Makoto Shinkai at Japan House.

Animation Is Film Festival

However, Shinkai has no such hesitation analyzing the allegorical theme of climate change in “Weathering With You” or the appeal of his latest lovers on the run, Hodaka and Hina. “I think having the weather connected to the character when the sunshine comes in, is so suited to animation,” he said. “If you’re going to do it in live action, you’re going to have to use CG and it’s going to look fake. So I feel like it’s the best medium for this. Having a story about a Sunshine Girl was interesting because this concept is common in Japan [along with a Rainy Guy] in the way we casually see people as types. And I wanted to depict Tokyo as realistically as possible.”

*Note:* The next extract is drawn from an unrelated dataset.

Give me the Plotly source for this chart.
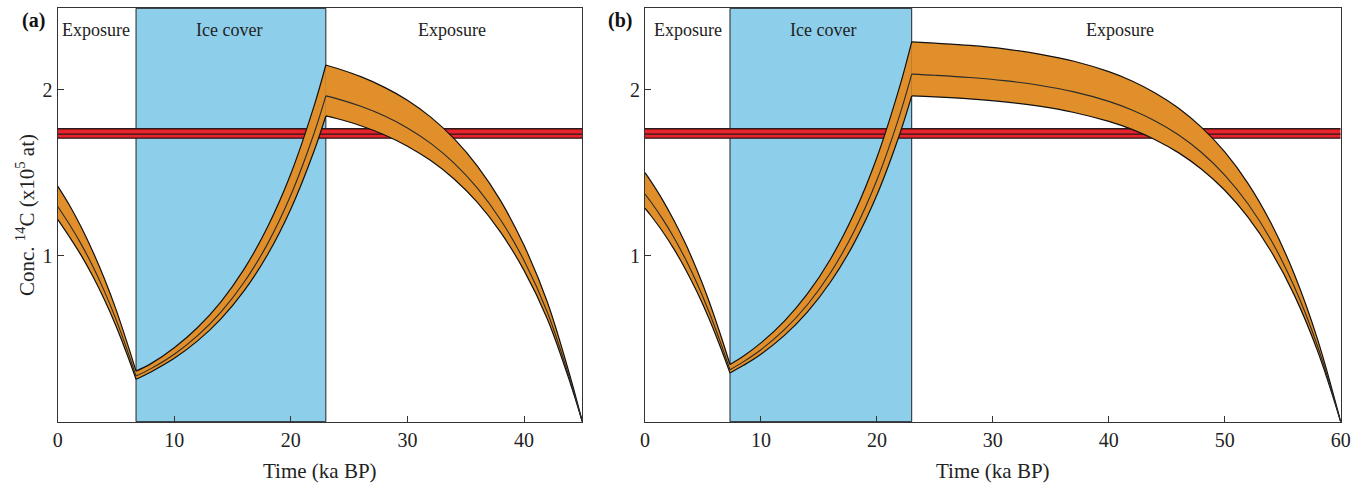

The hardest part was animating the rain, which was a hybrid of hand-drawn and CG and complicated by reflections on the ground. “That was a lot of hard work, especially for the animators,” Shinkai said, “so I really had to make sure the script was convincing enough to make them think that this trouble was going to be worth it.” Normal raindrops rolling down an umbrella were 2D, as were puddles on wet asphalt, which consisted of various circle patterns. For the waves, CG was incorporated to make them randomly appear. However, the more complicated water fish were first hand-drawn but then CG was used to attain the different colors of a prism to resemble a bubble effect.

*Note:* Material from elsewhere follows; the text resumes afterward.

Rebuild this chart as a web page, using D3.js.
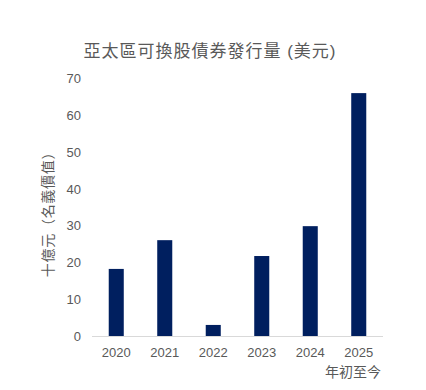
<!DOCTYPE html>
<html>
<head>
<meta charset="utf-8">
<script src="https://cdn.jsdelivr.net/npm/d3@7"></script>
<style>
  body { margin: 0; background: #fff; }
  text { font-family: "Liberation Sans", "Noto Sans CJK TC", sans-serif; fill: #595959; text-spacing-trim: space-all; }
</style>
</head>
<body>
<svg id="chart" width="426" height="390"></svg>
<script>
var years = ["2020", "2021", "2022", "2023", "2024", "2025"];
var issuance = [18.2, 26.0, 3.0, 21.7, 29.8, 65.9];
var yTicks = [0, 10, 20, 30, 40, 50, 60, 70];

var svg = d3.select("#chart");
var plotLeft = 92, plotRight = 383, plotTop = 78, plotBottom = 336;

var x = d3.scaleBand()
    .domain(years)
    .range([plotLeft, plotRight])
    .paddingInner(0.69)
    .paddingOuter(0.345);

var y = d3.scaleLinear()
    .domain([0, 70])
    .range([plotBottom, plotTop]);

// title
svg.append("text")
    .attr("x", 210)
    .attr("y", 57)
    .attr("text-anchor", "middle")
    .style("font-size", "17px")
    .style("letter-spacing", "1px")
    .text("亞太區可換股債券發行量 (美元)");

// bars
svg.selectAll(".bar")
    .data(issuance)
    .enter().append("rect")
    .attr("class", "bar")
    .attr("x", (d, i) => x(years[i]))
    .attr("width", x.bandwidth())
    .attr("y", d => y(d))
    .attr("height", d => y(0) - y(d))
    .attr("fill", "#001f5f");

// baseline
svg.append("line")
    .attr("x1", plotLeft)
    .attr("x2", plotRight)
    .attr("y1", y(0) + 0.5)
    .attr("y2", y(0) + 0.5)
    .attr("stroke", "#d9d9d9")
    .attr("stroke-width", 1);

// y tick labels
svg.selectAll(".ytick")
    .data(yTicks)
    .enter().append("text")
    .attr("class", "ytick")
    .attr("x", 81)
    .attr("y", d => y(d) + 5)
    .attr("text-anchor", "end")
    .style("font-size", "13px")
    .text(d => d);

// x tick labels
svg.selectAll(".xtick")
    .data(years)
    .enter().append("text")
    .attr("class", "xtick")
    .attr("x", d => x(d) + x.bandwidth() / 2)
    .attr("y", 357)
    .attr("text-anchor", "middle")
    .style("font-size", "13px")
    .text(d => d);

// y axis title
svg.append("text")
    .attr("transform", "translate(53,211) rotate(-90)")
    .attr("text-anchor", "middle")
    .style("font-size", "14px")
    .style("letter-spacing", "0.7px")
    .text("十億元（名義價值）");

// note under last category
svg.append("text")
    .attr("x", 381)
    .attr("y", 377)
    .attr("text-anchor", "end")
    .style("font-size", "14px")
    .text("年初至今");
</script>
</body>
</html>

Meanwhile, Shinkai described Tokyo as “a good blend of the chaotic and non-chaotic,” and relied on photographic reference, which the animators painted over and then applied CG enhancement, to attain graphic detail and authenticity. “It’s a real interesting city, but it’s constantly changing,” he said. “So you feel like: Is there urban planning involved in how Tokyo was created? We don’t know, because when I watch one of my old films, there are buildings that aren’t there anymore. And even in ‘Weathering With You,’ there’s the broken building that they climbed up, that was torn down in August. So I feel like my films always reflect the changing Tokyo.”

"Weathering With You"

“Weathering With You”


But, in “Weathering With You,” survival and sacrifice were integral to living in a Tokyo with perpetual rainfall. “Climate change has changed the world and it’s crazy and it’s not something that we can fix,” Shinkai said. “So I don’t think having an enemy coming to threaten the world and having a hero saving the world is a story that we can tell right now. In reality, that’s not the world that we live in. I wanted to have the audience enjoy these two people who survive in spite of the crazy weather and enjoy their life.”

Understanding his audience is important to Shinkai and he’s devoted to his fans. He sneaks into screenings and observes their reactions, and is learning to expand the generational reach of his characters to make them more relatable. When “Your Name” became a huge hit in Korea, during a promotional tour he promised to give Taki and Mitsuha cameos in his next movie, which he did. “But I really wanted to show what they do in their normal, daily lives outside of their film,” he added.

“Weathering With You”


And, after recently watching “Joker,” the director took note of its blockbuster success in capturing the zeitgeist of incel violence. “To have so many people have an interest in such a dark hero, dark movie, I felt that maybe there was a lot of stress that the audience feels,” Shinkai said. “Watching ‘Joker’ also reminded me of ‘Weathering With You.’ What if Hodaka didn’t meet Hina? He still has an oppressed and suffocating feeling and he carries a gun. I don’t think he would’ve gone to the extent of Joker. But having suppressed people being the heroes of movies really says something about society right now. Everyone feels that kind of stress and suppression.”

And this has Shinkai thinking about his next movie and how he might incorporate both stress and social media. “I want to do something that has communication as a theme,” he said. “When you talk about social media, we’re connected all the time with people, but maybe we’re too connected, so the way we’re [dependent] on social media might be something I want to work on.”